Following Hong Kong that invested $5.3 billion, Korea ranked second as it invested $2.7 billion in the Southeast Asian country. Japan came in third as it invested $1.9 billion.
Japan was at the top spot in 2017 and 2018, while Korea ranked second.
The KOTRA data showed Korea's investments in manufacturing, retail and construction enabled the country to outdo its neighbor.
But still, Japan is holding supremacy in the ASEAN market, due to its long-term relationship with countries there.
Moreover, Japan has increased its investments in the region since 2012, with its "China Plus One" strategy devised to curb China's expansion in the ASEAN market.
The island country is also leading the Comprehensive and Progressive Agreement for Trans-Pacific Partnership (CPTPP), a trade agreement among Pacific Rim countries which took effect in 2018.
Against this backdrop, experts said Korea needs to boost its ties with Southeast Asian countries, convincing them of the negative effect of Japan's export control.
"Fears over Japan's regulation on its exports to Korea have been growing in Vietnam, Malaysia and Singapore," the Korea Institute for International Economic Policy (KIEP) said in its Aug. 14 report.
"At international meetings with the ASEAN nations, Korea should underline the negative impact of Japan's protectionist policy on the ASEAN and global markets."
Korea, which has pushed forward its New Southern Policy since 2017, is supposed to attend meetings which will be held in Bangkok in September and November for member states of ASEAN and the Regional Comprehensive Economic Partnership (RCEP).
In late November, Busan will host the third Korea-ASEAN special summit and the first Korea-Mekong summit.
The KIEP suggested the Korean government consider discussing stronger ties with rising Asian nations during the Busan summits, so as to protect the global free trade order.
According to the government-funded economic think tank, most ASEAN member states are regarded as export-reliant countries, so they have been concerned about the U.S.-China currency war and the Korea-Japan trade dispute, both of which can disrupt global value chains.
Nguyen Anh Duong, researcher of Vietnam's Central Institute for Economic Management, said the escalating tension between Korea and Japan may deal a blow to the Vietnamese economy, because it may disrupt Vietnam's exports of electronic goods, computers and phones.
To Ngoc Son, deputy director of the Vietnamese trade ministry's department of Asia-Africa markets, also expressed fear of the trade dispute's knock-on effect on the country's entire industry.
Arin Jira, chairman of the ASEAN Business Advisory Council in Thailand, said he believes "there will be a similar economic impact" to that of the U.S.-China trade war but on different sectors.
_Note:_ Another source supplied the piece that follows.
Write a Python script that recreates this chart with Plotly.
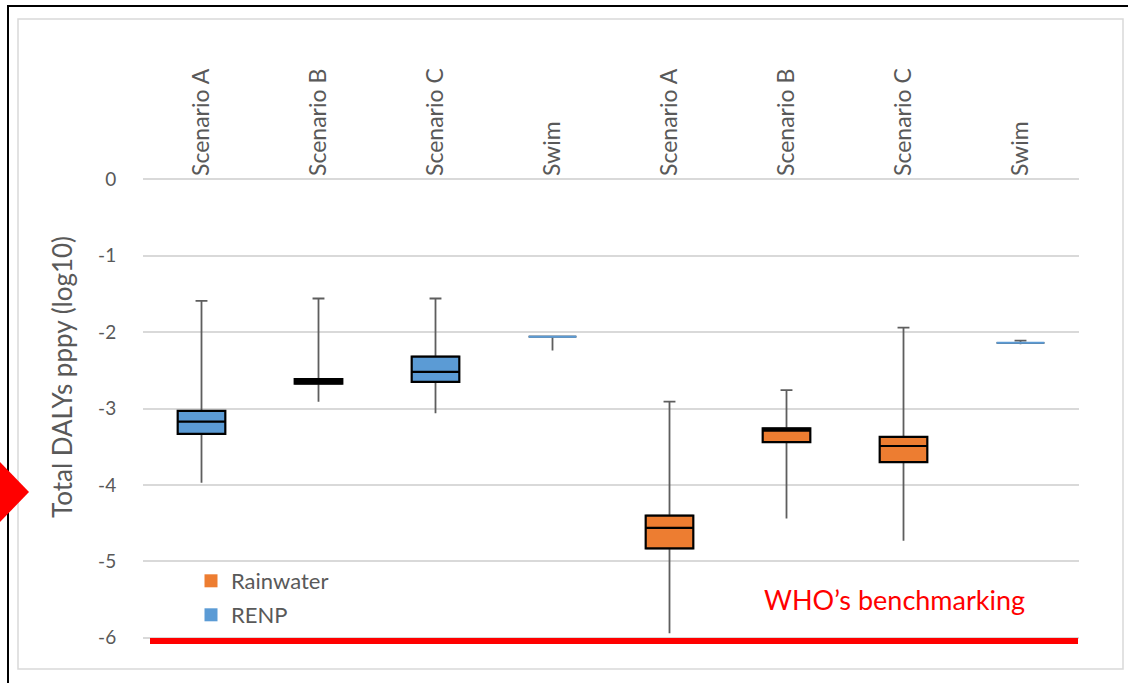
import plotly.graph_objects as go

# ---------------- data ----------------
categories = ["Scenario A", "Scenario B", "Scenario C", "Swim",
              "Scenario A", "Scenario B", "Scenario C", "Swim"]
groups = ["RENP", "RENP", "RENP", "Swim",
          "Rainwater", "Rainwater", "Rainwater", "Swim"]
lower_whisker = [-3.97, -2.91, -3.06, -2.24, -5.94, -4.44, -4.73, -2.16]
q1_values = [-3.33, -2.675, -2.65, -2.06, -4.83, -3.44, -3.70, -2.14]
median_values = [-3.17, -2.645, -2.52, -2.06, -4.56, -3.29, -3.49, -2.14]
q3_values = [-3.03, -2.615, -2.32, -2.06, -4.40, -3.26, -3.37, -2.14]
upper_whisker = [-1.59, -1.56, -1.56, -2.06, -2.91, -2.76, -1.94, -2.11]
y_ticks = [0, -1, -2, -3, -4, -5, -6]
y_tick_labels = ["0", "-1", "-2", "-3", "-4", "-5", "-6"]
who_benchmark = -6.04
legend_names = ["Rainwater", "RENP"]

# ---------------- styling ----------------
ORANGE = "#ED7D31"
BLUE = "#5B9BD5"
GRID = "#D9D9D9"
TEXT = "#595959"
WHISKER = "#5E5E5E"
FONT = "Lato"

W, H = 1128, 683
L, R, T, B = 143, 1079, 177, 647  # plot area in pixels


def px_x(p):
    return (p - L) / (R - L)


def px_y(p):
    return (B - p) / (B - T)


xpos = list(range(len(categories)))
BOX_W = 0.407

fig = go.Figure()

# upper whiskers (with caps)
fig.add_trace(go.Box(
    x=xpos, q1=q3_values, median=q3_values, q3=q3_values,
    lowerfence=q3_values, upperfence=upper_whisker,
    width=BOX_W, whiskerwidth=0.25, fillcolor="rgba(0,0,0,0)",
    line=dict(color=WHISKER, width=1.8), showlegend=False, hoverinfo="skip",
))
# lower whiskers (no caps)
fig.add_trace(go.Box(
    x=xpos, q1=q1_values, median=q1_values, q3=q1_values,
    lowerfence=lower_whisker, upperfence=q1_values,
    width=BOX_W, whiskerwidth=0, fillcolor="rgba(0,0,0,0)",
    line=dict(color=WHISKER, width=1.8), showlegend=False, hoverinfo="skip",
))

colors = {"RENP": BLUE, "Rainwater": ORANGE}
for g in ["RENP", "Rainwater"]:
    idx = [i for i, gg in enumerate(groups) if gg == g]
    fig.add_trace(go.Box(
        x=[xpos[i] for i in idx],
        q1=[q1_values[i] for i in idx],
        median=[median_values[i] for i in idx],
        q3=[q3_values[i] for i in idx],
        lowerfence=[q1_values[i] for i in idx],
        upperfence=[q3_values[i] for i in idx],
        width=BOX_W, whiskerwidth=0, fillcolor=colors[g],
        line=dict(color="black", width=2.2), showlegend=False, name=g,
    ))

idx = [i for i, gg in enumerate(groups) if gg == "Swim"]
fig.add_trace(go.Box(
    x=[xpos[i] for i in idx],
    q1=[q1_values[i] for i in idx],
    median=[median_values[i] for i in idx],
    q3=[q3_values[i] for i in idx],
    lowerfence=[q1_values[i] for i in idx],
    upperfence=[q3_values[i] for i in idx],
    width=BOX_W, whiskerwidth=0, fillcolor=BLUE,
    line=dict(color=BLUE, width=2), showlegend=False, name="Swim",
))

# legend entries
fig.add_trace(go.Scatter(x=[None], y=[None], mode="markers", name=legend_names[0],
                         marker=dict(symbol="square", size=13, color=ORANGE),
                         legend="legend"))
fig.add_trace(go.Scatter(x=[None], y=[None], mode="markers", name=legend_names[1],
                         marker=dict(symbol="square", size=13, color=BLUE),
                         legend="legend2"))

shapes = [
    # benchmark line
    dict(type="line", xref="paper", yref="y", x0=px_x(150), x1=px_x(1078),
         y0=who_benchmark, y1=who_benchmark, line=dict(color="#FF0000", width=6)),
    # inner grey frame
    dict(type="rect", xref="paper", yref="paper", x0=px_x(18), x1=px_x(1123),
         y0=px_y(669), y1=px_y(19), line=dict(color=GRID, width=1.5), layer="below"),
    # outer black frame (left and top)
    dict(type="path", xref="paper", yref="paper",
         path=f"M {px_x(8)},{px_y(690)} L {px_x(8)},{px_y(6)} L {px_x(1130)},{px_y(6)}",
         line=dict(color="black", width=2)),
    # red pointer
    dict(type="path", xref="paper", yref="paper",
         path=f"M {px_x(-31)},{px_y(492)} L {px_x(0)},{px_y(462)} L {px_x(29)},{px_y(492)} "
              f"L {px_x(0)},{px_y(522)} Z",
         fillcolor="#FF0000", line=dict(width=0)),
]

annotations = [
    dict(text="WHO’s benchmarking", x=5.92, y=-5.5, xref="x", yref="y",
         showarrow=False, font=dict(family=FONT, size=27, color="#FF0000")),
    dict(text="Total DALYs pppy (log10)", x=px_x(44), y=px_y(377),
         xref="paper", yref="paper", showarrow=False, textangle=-90,
         font=dict(family=FONT, size=26, color=TEXT)),
]

fig.update_layout(
    width=W, height=H,
    margin=dict(l=L, r=W - R, t=T, b=H - B, pad=0),
    paper_bgcolor="white", plot_bgcolor="white",
    boxmode="overlay",
    font=dict(family=FONT, color=TEXT),
    shapes=shapes, annotations=annotations,
    legend=dict(x=px_x(191), y=px_y(581), xanchor="left", yanchor="middle",
                bgcolor="rgba(0,0,0,0)", font=dict(family=FONT, size=22, color=TEXT)),
    legend2=dict(x=px_x(191), y=px_y(615), xanchor="left", yanchor="middle",
                 bgcolor="rgba(0,0,0,0)", font=dict(family=FONT, size=22, color=TEXT)),
    xaxis=dict(range=[-0.5, len(categories) - 0.5], tickvals=xpos, ticktext=categories,
               side="top", tickangle=-90, showgrid=False, zeroline=False,
               showline=False, ticks="", tickfont=dict(family=FONT, size=23, color=TEXT)),
    yaxis=dict(range=[-6.12, 0.03], tickvals=y_ticks, ticktext=y_tick_labels,
               showgrid=True, gridcolor=GRID, gridwidth=1.5, zeroline=False,
               showline=False, ticks="outside", ticklen=22, tickcolor="rgba(0,0,0,0)",
               tickfont=dict(family=FONT, size=19, color=TEXT)),
)

fig.write_html("out.html", config={"displayModeBar": False},
               post_script="document.body.style.margin='0';")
Indonesian and Singaporean foreign ministers expressed their concerns about Japan's export control as well, during the ASEAN plus Three Foreign Ministers' Meeting in Thailand in early August.
Considering the growing number of Southeast Asian countries criticizing Japan, some experts say Korea should capitalize on the current crisis in attracting the ASEAN nations to its side.
However, former Korean Ambassador to ASEAN Suh Jeong-in, who is leading a team preparing for the forthcoming Busan summits, said it is not appropriate for Korea to persuade the ASEAN countries to support Korea and oppose Japan.
He said Korea should win the hearts of the ASEAN nations by stabilizing the global value chain which has been rocked by the recent trade feuds.
He also suggested Korea expand its presence in other Southeast Asian nations and stop being overly dependent on the Vietnamese market.
"Indonesia and the Philippines are also large markets having populations of over 260 million and 100 million, respectively," Suh said. "However, their volumes of trade with Korea are still small, compared to that of Vietnam."
He also said boosting ties with Myanmar and other countries in the Mekong River basin will help Korea discover new markets.